Esos homúnculos no representan nada ni a nadie, más allá de que sus tuits son fiel trasunto de lo que Hannah Arendt denomina “banalidad del mal”, cuya principal característica no es la crueldad o el odio (aunque no cabe duda de que esos dos factores también influyen) sino la irreflexión, “ante la que las palabras y el pensamiento se sienten impotentes”. Así pues, no conviene minimizar la importancia de esos mensajes, porque destilan crueldad, odio e irreflexión a raudales, pero de ahí a presentarlos como la prueba inequívoca de que en el resto de España reina la catalanofobia hay un abismo que solo puede obviarse desde el interés partidista de quienes se empeñan en presentar las relaciones entre catalanes y españoles no catalanes como un infierno fatal.

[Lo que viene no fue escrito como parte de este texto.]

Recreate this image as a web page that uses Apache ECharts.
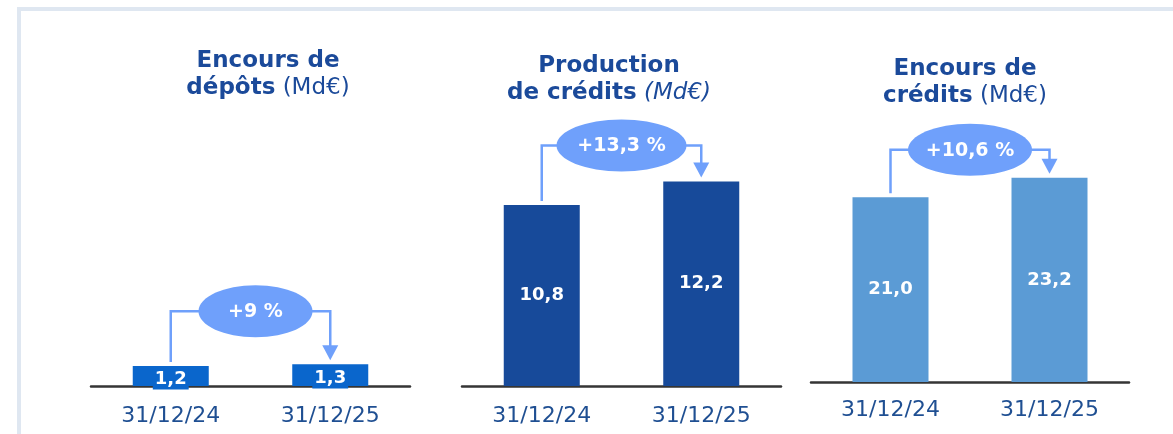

Esos mensajes no son -como se ha dicho machaconamente estos días en los medios catalanes- representativos de España ni de los españoles; no son la punta del iceberg de ningún tipismo español ni de una creciente aversión a Cataluña y a los catalanes supuestamente generalizada en el resto de España. Sin duda, son atisbos de barbarie imputables a la condición humana y no a una u otra nacionalidad. En un país como España, con más de 7,5 millones de usuarios de Twitter, pretender que esos doscientos comentarios son la quintaesencia de la españolidad resulta deleznable, por no decir mezquino.

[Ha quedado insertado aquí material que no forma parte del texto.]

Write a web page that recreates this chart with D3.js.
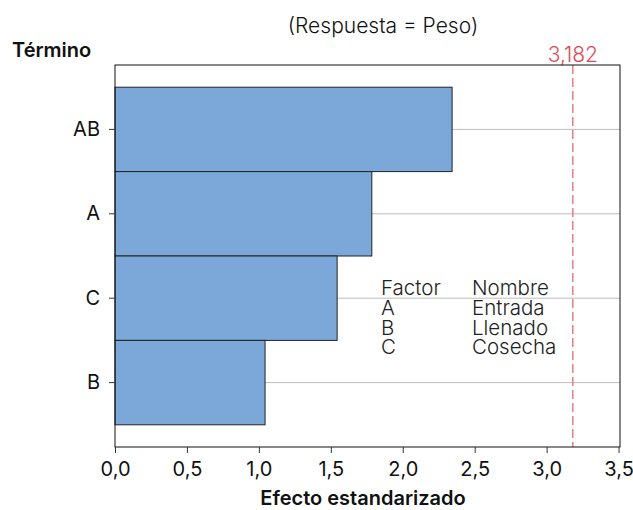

Por otra parte, tampoco me parecen correlato directo de la facilidad con que algunos vienen recurriendo últimamente a la comparación entre el nacionalismo catalán y el nazismo, el fascismo o el franquismo, remedo de la más tradicional y nostrada identificación de todo el que no es nacionalista catalán con el nazismo, el fascismo y, por descontado, el franquismo. No en vano resulta sencillamente increíble que los mismos que se han pasado la vida comparando impunemente a Aznar, Bono, Rosa Díez o Albert Rivera con Hitler, Mussolini, Franco o José Antonio Primo de Rivera se rasguen ahora las vestiduras cuando otros hacen lo propio con Mas, Junqueras y compañía.

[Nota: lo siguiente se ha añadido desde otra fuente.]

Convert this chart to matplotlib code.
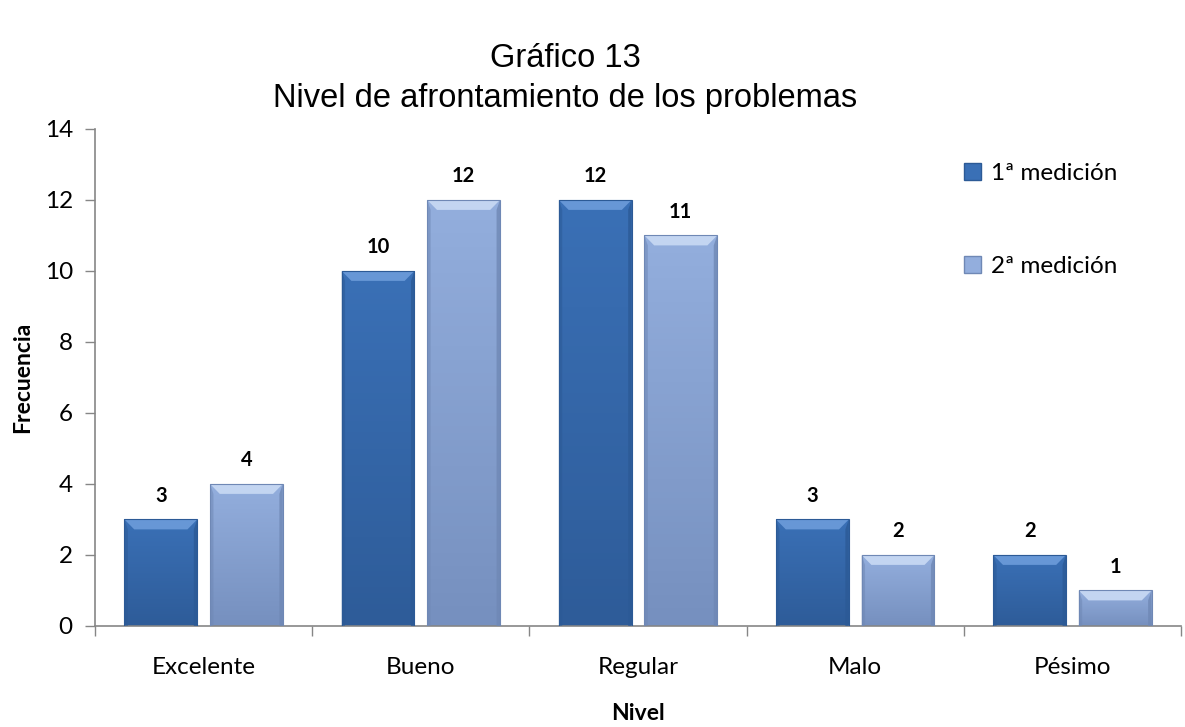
import numpy as np
import matplotlib.pyplot as plt
from matplotlib.patches import Polygon, Rectangle
from matplotlib.colors import LinearSegmentedColormap

niveles = ["Excelente", "Bueno", "Regular", "Malo", "Pésimo"]
medicion1 = [3, 10, 12, 3, 2]
medicion2 = [4, 12, 11, 2, 1]
series = ["1ª medición", "2ª medición"]

font = ["Lato", "DejaVu Sans"]

# colores de cada serie: cara, bisel superior, borde oscuro, base
estilos = [
    dict(face="#3A70B6", top="#6797D6", side="#2C5A96", low="#2E5C99"),
    dict(face="#93AEDD", top="#C3D5F1", side="#6F88B5", low="#7690BF"),
]

fig = plt.figure(figsize=(11.85, 7.27), dpi=100)
ax = fig.add_axes([0.0802, 0.139, 0.9164, 0.6836])

x = np.arange(len(niveles))
ancho = 0.335
desp = 0.197
bx = 0.045   # bisel horizontal
by = 0.28    # bisel vertical


def barra(ax, xc, h, st):
    x0, x1 = xc - ancho / 2, xc + ancho / 2
    cmap = LinearSegmentedColormap.from_list("g", [st["low"], st["face"]])
    grad = np.linspace(0, 1, 64).reshape(-1, 1)
    im = ax.imshow(grad, extent=[x0, x1, 0, h], origin="lower",
                   cmap=cmap, aspect="auto", zorder=2)
    rect = Rectangle((x0, 0), ancho, h, facecolor="none", edgecolor="none")
    ax.add_patch(rect)
    im.set_clip_path(rect)
    b = min(by, h * 0.3)
    # bisel superior
    ax.add_patch(Polygon([(x0, h), (x1, h), (x1 - bx, h - b), (x0 + bx, h - b)],
                         closed=True, facecolor=st["top"], edgecolor="none", zorder=3))
    # bordes laterales
    ax.add_patch(Polygon([(x0, h), (x0 + bx * 0.35, h - b), (x0 + bx * 0.35, 0), (x0, 0)],
                         closed=True, facecolor=st["side"], edgecolor="none",
                         alpha=0.55, zorder=3))
    ax.add_patch(Polygon([(x1, h), (x1 - bx * 0.35, h - b), (x1 - bx * 0.35, 0), (x1, 0)],
                         closed=True, facecolor=st["side"], edgecolor="none",
                         alpha=0.8, zorder=3))
    ax.add_patch(Rectangle((x0, 0), ancho, h, facecolor="none",
                           edgecolor=st["side"], linewidth=0.8, zorder=4))
    ax.text(xc, h + 0.38, str(h), ha="center", va="bottom", fontsize=14.5,
            fontweight="bold", family=font, zorder=5)


for i in range(len(niveles)):
    barra(ax, x[i] - desp, medicion1[i], estilos[0])
    barra(ax, x[i] + desp, medicion2[i], estilos[1])

ax.set_xlim(-0.5, len(niveles) - 0.5)
ax.set_ylim(0, 14)
ax.set_yticks(range(0, 15, 2))
ax.set_xticks(x)
ax.set_xticklabels(niveles, family=font, fontsize=17.5)
ax.set_xticks(np.arange(-0.5, len(niveles)), minor=True)
ax.tick_params(axis="x", which="major", length=0, pad=22)
ax.tick_params(axis="x", which="minor", length=7, color="#868686", width=1)
ax.tick_params(axis="y", length=7, color="#868686", width=1, labelsize=17.5, pad=9)
for lab in ax.get_yticklabels():
    lab.set_family(font)
ax.yaxis.set_tick_params(direction="out")
ax.xaxis.set_tick_params(which="minor", direction="out")

for s in ["top", "right"]:
    ax.spines[s].set_visible(False)
for s in ["left", "bottom"]:
    ax.spines[s].set_color("#868686")
    ax.spines[s].set_linewidth(1.2)

ax.set_ylabel("Frecuencia", family=font, fontsize=16.5, fontweight="bold", labelpad=8)
ax.set_xlabel("Nivel", family=font, fontsize=16.5, fontweight="bold", labelpad=18)

# leyenda
handles = [Rectangle((0, 0), 1, 1, facecolor=st["face"], edgecolor=st["side"]) for st in estilos]
leg = ax.legend(handles, series, loc="upper left", bbox_to_anchor=(0.78, 0.975),
                frameon=False, prop={"family": font, "size": 17.5},
                handlelength=0.7, handleheight=0.7, handletextpad=0.4,
                labelspacing=2.95)

fig.text(0.477, 0.919, "Gráfico 13", ha="center", va="center",
         family="Liberation Sans", fontsize=23.5)
fig.text(0.477, 0.865, "Nivel de afrontamiento de los problemas", ha="center",
         va="center", family="Liberation Sans", fontsize=23.5)

fig.savefig("out.png", dpi=100)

Creo sinceramente que ambas aberraciones, catalanofobia e hispanofobia, son minoritarias en Cataluña y en el conjunto de España
Por ejemplo, en su columna del pasado viernes en La Vanguardia Pilar Rahola apuntaba que la cuestión no radica en los tuits anónimos, “sino en la cantidad ingente de líderes políticos de primer nivel y opinadores de referencia que no han tenido apuros en usar términos indeseables”. Y añadía: “Y lo han hecho con total impunidad”. No hay que descartar que Rahola se siga teniendo a sí misma por una lideresa política de primer nivel (“¿No sabe quién soy yo?”) y no hay duda de que se considera una opinante de referencia, por lo que es posible que cuando dice que unos y otros usan términos indeseables se esté refiriendo, por ejemplo, a cuando ella compara a Aznar con el nazismo (“Ein Volk, Ein Reich, Ein Führer!...”, Aznar en la rebotica) o llama “falangista” a Albert Rivera. O tal vez se refiera a cuando el diputado a Cortes Joan Tardà (ERC) o el exconsejero de la Generalitat Josep Huguet (también ERC) comparan a empresarios alemanes residentes en Cataluña con el nazismo por el solo hecho de posicionarse, “al dictado del PP”, en contra de la secesión. A lo mejor se refiere Rahola a cuando el eurodiputado de CiU Ramon Tremosa -el mismo que se dedica a denunciar ante el Parlamento europeo la banalización del nazismo que hacen otros, no sea que le quiten el monopolio- que José Montilla era “el presidente que Franco soñaba para una Cataluña en democracia”.
Así pues, lo curioso no es que Rahola, Tremosa, Huguet y compañía se indignen con la comparación, porque está claro que a nadie le gusta que le comparen con el horror por antonomasia, sino que se ofendan cuando ellos llevan toda la vida practicando a lo bestia lo que el filósofo alemán Leo Strauss denominó reductio ad Hitlerum, un tipo de falacia de asociación cuyo objetivo no es otro que anular el debate. No hay duda de que a corto plazo la comparación con el nazismo puede resultar muy útil a quien la formule con éxito, porque no hay mejor manera de noquear al oponente político que hacerlo pasar ante la opinión pública por un nazi o por un facha, aunque no lo sea. Pero la utilización muchas veces espuria de esa falacia tiene, a la larga, consecuencias ominosas para el debate público y el pluralismo. De ahí que algunos, conscientes de nuestra responsabilidad, hayamos decidido no utilizar jamás ese recurso, por muy socorrido que pueda resultar. Ni siquiera en entornos favorables a ese tipo de comparaciones.
Decía más arriba que solo desde el interés partidista de quienes se empeñan en presentar las relaciones entre catalanes y españoles no catalanes como un infierno fatal se puede sostener que los nauseabundos tuits de unos pocos desalmados demuestran que en el resto de España reina la catalanofobia. De la misma manera que manifestaciones tan miserables como las del guionista Jair Domínguez (“Lo que necesita España para reaccionar es un devastador accidente aéreo en el que mueran de forma horrible todos los miembros de ‘La Roja’”), o la viñeta de El Punt Avui relacionando el accidente de tren de Santiago con la Marca España, no demuestran que en Cataluña predomine la hispanofobia. Creo sinceramente que ambas aberraciones, catalanofobia e hispanofobia, son minoritarias en Cataluña y en el conjunto de España. Otra cosa es que a algunos les interese sobredimensionar la aberración para ahondar en la discordia que necesitan para alcanzar la ruptura. Otros preferimos combatir la aberración y trabajar por la concordia.